New Zealand pilot freed after 19 months in Indonesia's Papua
A pilot from New Zealand, held hostage for more than a year in the restive Papua region of Indonesia, was freed by separatist rebels on Saturday.
Phillip Mark Mehrtens, a 38-year-old pilot from Christchurch, was working for Indonesian aviation company Susi Air when he was abducted by rebels from a remote airport on February 7, 2023.
“Today, I finally got out. I am so happy to be back home with my family soon,” Mehrtens told reporters in a news conference in the mining town of Timika. “Thank you to everyone who helped me get out safety and healthy.”
Television news earlier showed an emaciated, long-haired Mehrtens, wearing a dark-green shirt and black shorts, sitting in a room surrounded by police officers and local officials. He sobbed while talking to his family via video conferencing, with an officer trying to calm him down by patting his back.
He was later flown to Jakarta to be reunited with his family.
Rebels have used violence to try to achieve independence as the security situation deteriorates in Indonesia's easternmost region of Papua, a former Dutch colony in the western part of New Guinea that is ethnically and culturally distinct from much of Indonesia.
Papua was incorporated into Indonesia in 1969 under a United Nations-sponsored ballot, which was widely seen as a sham. Since then, a low-level insurgency has simmered. The conflict spiked in the past year, with dozens of rebels, security forces and civilians killed.
Egianus Kogoya, a regional commander in the Free Papua Movement, initially said the rebels would not release Mehrtens unless Indonesia's government allows Papua to become a sovereign country.
Then, on Tuesday, leaders of the West Papua Liberation Army, the armed wing of the Free Papua Movement, issued a proposal for freeing Mehrtens that outlined terms including news media involvement in his release.
A taskforce spokesperson, Bayu Suseno, said Mehrtens' release was the result of hard work from a small task force team that had been communicating with separatists, led by Kogoya, through the local church and community leaders as well as youth figures.
“This is incredibly good news,” said Suseno.
New Zealand Foreign Minister Winston Peters said a wide range of government agencies had been working with Indonesian authorities and others to secure the release for the past 19 and a half months.
“The case has taken a toll on the Mehrtens family, who have asked for privacy,” Peters added.

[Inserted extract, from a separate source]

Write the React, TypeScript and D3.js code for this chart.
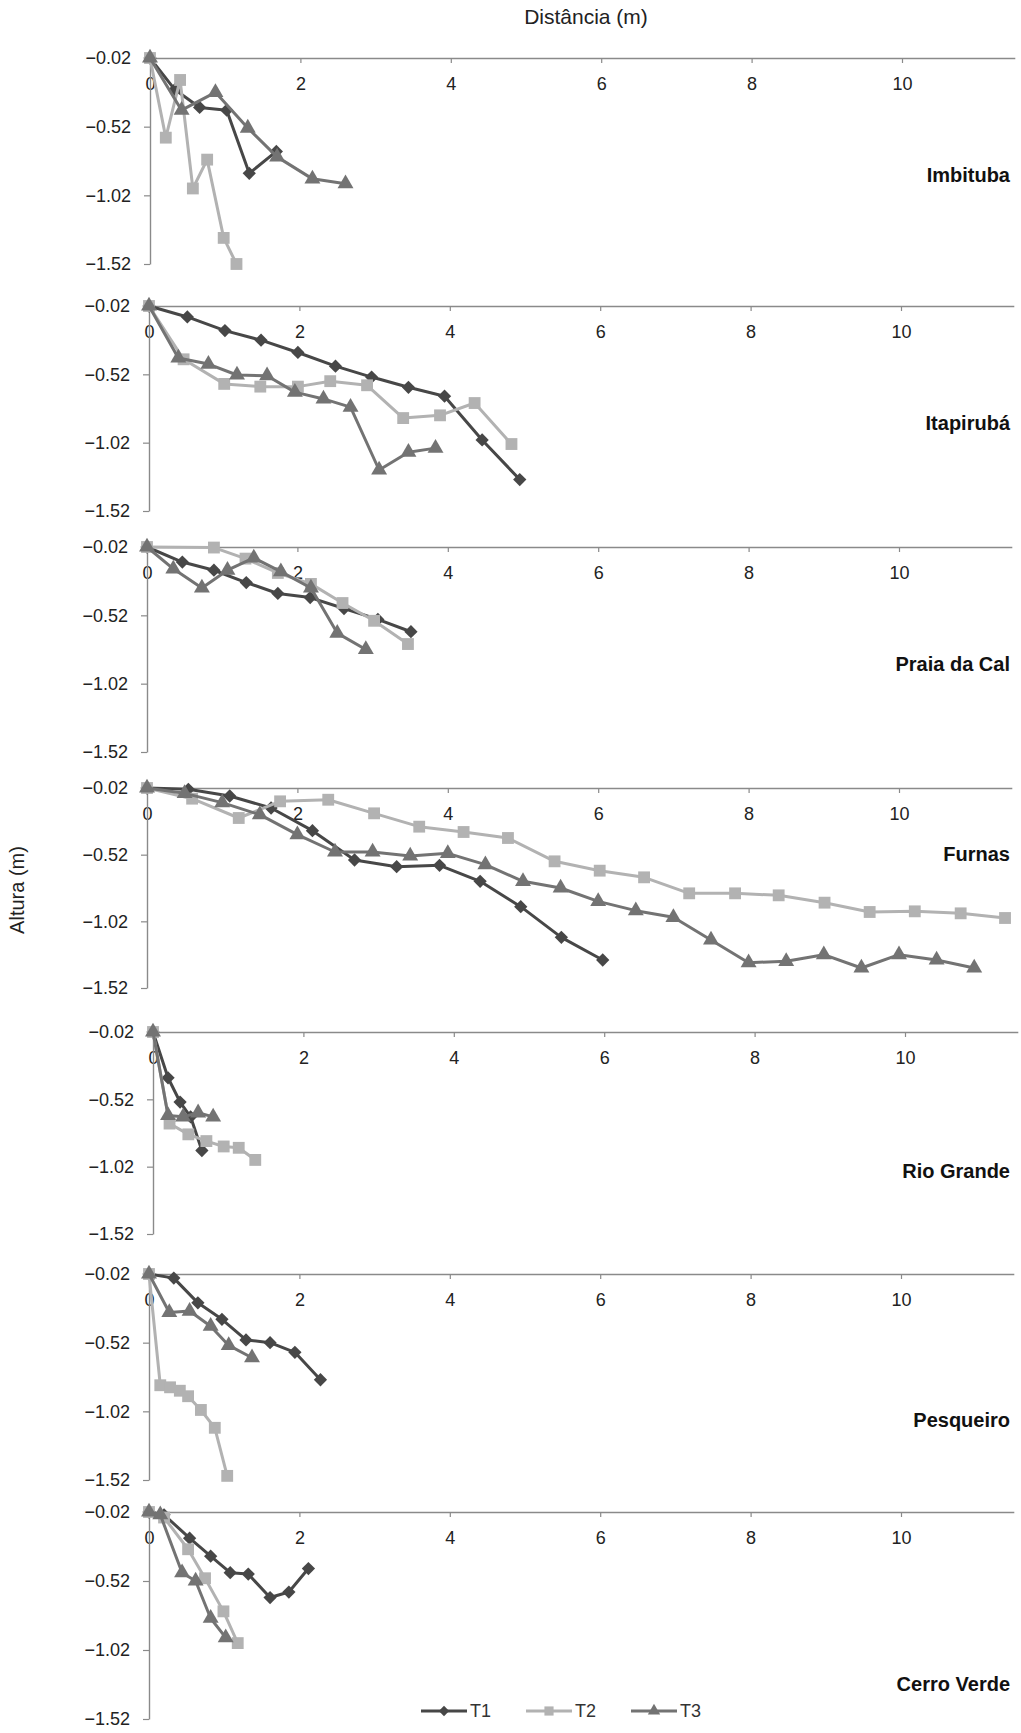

In April 2023, armed separatists attacked Indonesian troops, who were deployed to rescue Mehrtens, killing at least six soldiers. In August, gunmen stormed a helicopter and killed its New Zealand pilot, Glen Malcolm Conning, after it landed in Alama, a remote village in the Mimika district of the Central Papua province. No one has claimed responsibility for that attack, and the rebels and Indonesian authorities have blamed each other.